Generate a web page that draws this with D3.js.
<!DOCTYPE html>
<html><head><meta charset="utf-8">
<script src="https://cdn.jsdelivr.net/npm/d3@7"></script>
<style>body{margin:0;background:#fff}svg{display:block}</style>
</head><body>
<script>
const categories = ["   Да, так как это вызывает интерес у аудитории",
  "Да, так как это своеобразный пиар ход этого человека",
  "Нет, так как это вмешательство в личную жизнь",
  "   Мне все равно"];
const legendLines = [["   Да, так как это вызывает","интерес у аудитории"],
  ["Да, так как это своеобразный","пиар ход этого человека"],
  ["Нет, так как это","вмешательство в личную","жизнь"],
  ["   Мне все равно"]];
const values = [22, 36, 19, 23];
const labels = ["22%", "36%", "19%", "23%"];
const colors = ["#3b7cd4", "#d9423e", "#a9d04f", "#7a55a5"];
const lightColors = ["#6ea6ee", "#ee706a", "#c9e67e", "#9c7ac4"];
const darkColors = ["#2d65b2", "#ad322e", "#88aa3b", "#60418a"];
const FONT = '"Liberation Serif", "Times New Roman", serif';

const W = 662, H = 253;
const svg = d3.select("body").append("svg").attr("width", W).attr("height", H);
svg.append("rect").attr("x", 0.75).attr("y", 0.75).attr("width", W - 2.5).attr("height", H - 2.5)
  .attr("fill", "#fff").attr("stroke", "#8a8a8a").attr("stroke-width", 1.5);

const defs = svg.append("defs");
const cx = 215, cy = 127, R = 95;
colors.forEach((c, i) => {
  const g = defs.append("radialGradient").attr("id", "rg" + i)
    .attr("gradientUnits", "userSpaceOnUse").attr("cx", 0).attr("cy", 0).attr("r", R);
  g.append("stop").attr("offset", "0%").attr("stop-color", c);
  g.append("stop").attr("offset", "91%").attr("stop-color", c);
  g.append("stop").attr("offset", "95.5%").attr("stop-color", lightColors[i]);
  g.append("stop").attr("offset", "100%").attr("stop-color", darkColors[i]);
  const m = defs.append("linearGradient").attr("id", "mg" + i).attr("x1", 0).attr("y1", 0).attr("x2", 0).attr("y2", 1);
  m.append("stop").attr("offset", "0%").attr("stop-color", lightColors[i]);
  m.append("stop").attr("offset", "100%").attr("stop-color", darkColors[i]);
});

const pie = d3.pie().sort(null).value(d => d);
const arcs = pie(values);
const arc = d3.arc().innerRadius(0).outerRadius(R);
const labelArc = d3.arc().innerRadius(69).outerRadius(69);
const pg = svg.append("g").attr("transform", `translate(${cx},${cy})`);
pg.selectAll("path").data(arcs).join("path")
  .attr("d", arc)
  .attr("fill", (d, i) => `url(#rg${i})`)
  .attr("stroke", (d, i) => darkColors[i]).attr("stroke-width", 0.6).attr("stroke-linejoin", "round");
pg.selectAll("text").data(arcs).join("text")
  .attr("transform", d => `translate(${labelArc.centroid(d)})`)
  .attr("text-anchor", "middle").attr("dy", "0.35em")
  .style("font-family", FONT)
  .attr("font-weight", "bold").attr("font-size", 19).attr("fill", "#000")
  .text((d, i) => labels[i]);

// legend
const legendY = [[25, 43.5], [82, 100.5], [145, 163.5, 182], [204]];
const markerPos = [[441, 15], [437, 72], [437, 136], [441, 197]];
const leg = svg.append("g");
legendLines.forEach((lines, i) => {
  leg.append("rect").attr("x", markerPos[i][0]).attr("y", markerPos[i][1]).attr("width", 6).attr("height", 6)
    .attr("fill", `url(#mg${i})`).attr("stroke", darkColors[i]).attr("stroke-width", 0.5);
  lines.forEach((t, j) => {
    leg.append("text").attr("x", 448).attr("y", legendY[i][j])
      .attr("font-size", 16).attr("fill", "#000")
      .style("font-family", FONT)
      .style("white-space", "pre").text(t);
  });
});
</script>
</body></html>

——————

(Short exercise):
Output the complete data exactly as written.

(Solved problem):
Generate a web page that draws this with D3.js.
<!DOCTYPE html>
<html><head><meta charset="utf-8">
<script src="https://cdn.jsdelivr.net/npm/d3@7"></script>
<style>body{margin:0;background:#fff}svg{display:block}</style>
</head><body>
<script>
const categories = ["   Да, так как это вызывает интерес у аудитории",
  "Да, так как это своеобразный пиар ход этого человека",
  "Нет, так как это вмешательство в личную жизнь",
  "   Мне все равно"];
const legendLines = [["   Да, так как это вызывает","интерес у аудитории"],
  ["Да, так как это своеобразный","пиар ход этого человека"],
  ["Нет, так как это","вмешательство в личную","жизнь"],
  ["   Мне все равно"]];
const values = [22, 36, 19, 23];
const labels = ["22%", "36%", "19%", "23%"];
const colors = ["#3b7cd4", "#d9423e", "#a9d04f", "#7a55a5"];
const lightColors = ["#6ea6ee", "#ee706a", "#c9e67e", "#9c7ac4"];
const darkColors = ["#2d65b2", "#ad322e", "#88aa3b", "#60418a"];
const FONT = '"Liberation Serif", "Times New Roman", serif';

const W = 662, H = 253;
const svg = d3.select("body").append("svg").attr("width", W).attr("height", H);
svg.append("rect").attr("x", 0.75).attr("y", 0.75).attr("width", W - 2.5).attr("height", H - 2.5)
  .attr("fill", "#fff").attr("stroke", "#8a8a8a").attr("stroke-width", 1.5);

const defs = svg.append("defs");
const cx = 215, cy = 127, R = 95;
colors.forEach((c, i) => {
  const g = defs.append("radialGradient").attr("id", "rg" + i)
    .attr("gradientUnits", "userSpaceOnUse").attr("cx", 0).attr("cy", 0).attr("r", R);
  g.append("stop").attr("offset", "0%").attr("stop-color", c);
  g.append("stop").attr("offset", "91%").attr("stop-color", c);
  g.append("stop").attr("offset", "95.5%").attr("stop-color", lightColors[i]);
  g.append("stop").attr("offset", "100%").attr("stop-color", darkColors[i]);
  const m = defs.append("linearGradient").attr("id", "mg" + i).attr("x1", 0).attr("y1", 0).attr("x2", 0).attr("y2", 1);
  m.append("stop").attr("offset", "0%").attr("stop-color", lightColors[i]);
  m.append("stop").attr("offset", "100%").attr("stop-color", darkColors[i]);
});

const pie = d3.pie().sort(null).value(d => d);
const arcs = pie(values);
const arc = d3.arc().innerRadius(0).outerRadius(R);
const labelArc = d3.arc().innerRadius(69).outerRadius(69);
const pg = svg.append("g").attr("transform", `translate(${cx},${cy})`);
pg.selectAll("path").data(arcs).join("path")
  .attr("d", arc)
  .attr("fill", (d, i) => `url(#rg${i})`)
  .attr("stroke", (d, i) => darkColors[i]).attr("stroke-width", 0.6).attr("stroke-linejoin", "round");
pg.selectAll("text").data(arcs).join("text")
  .attr("transform", d => `translate(${labelArc.centroid(d)})`)
  .attr("text-anchor", "middle").attr("dy", "0.35em")
  .style("font-family", FONT)
  .attr("font-weight", "bold").attr("font-size", 19).attr("fill", "#000")
  .text((d, i) => labels[i]);

// legend
const legendY = [[25, 43.5], [82, 100.5], [145, 163.5, 182], [204]];
const markerPos = [[441, 15], [437, 72], [437, 136], [441, 197]];
const leg = svg.append("g");
legendLines.forEach((lines, i) => {
  leg.append("rect").attr("x", markerPos[i][0]).attr("y", markerPos[i][1]).attr("width", 6).attr("height", 6)
    .attr("fill", `url(#mg${i})`).attr("stroke", darkColors[i]).attr("stroke-width", 0.5);
  lines.forEach((t, j) => {
    leg.append("text").attr("x", 448).attr("y", legendY[i][j])
      .attr("font-size", 16).attr("fill", "#000")
      .style("font-family", FONT)
      .style("white-space", "pre").text(t);
  });
});
</script>
</body></html>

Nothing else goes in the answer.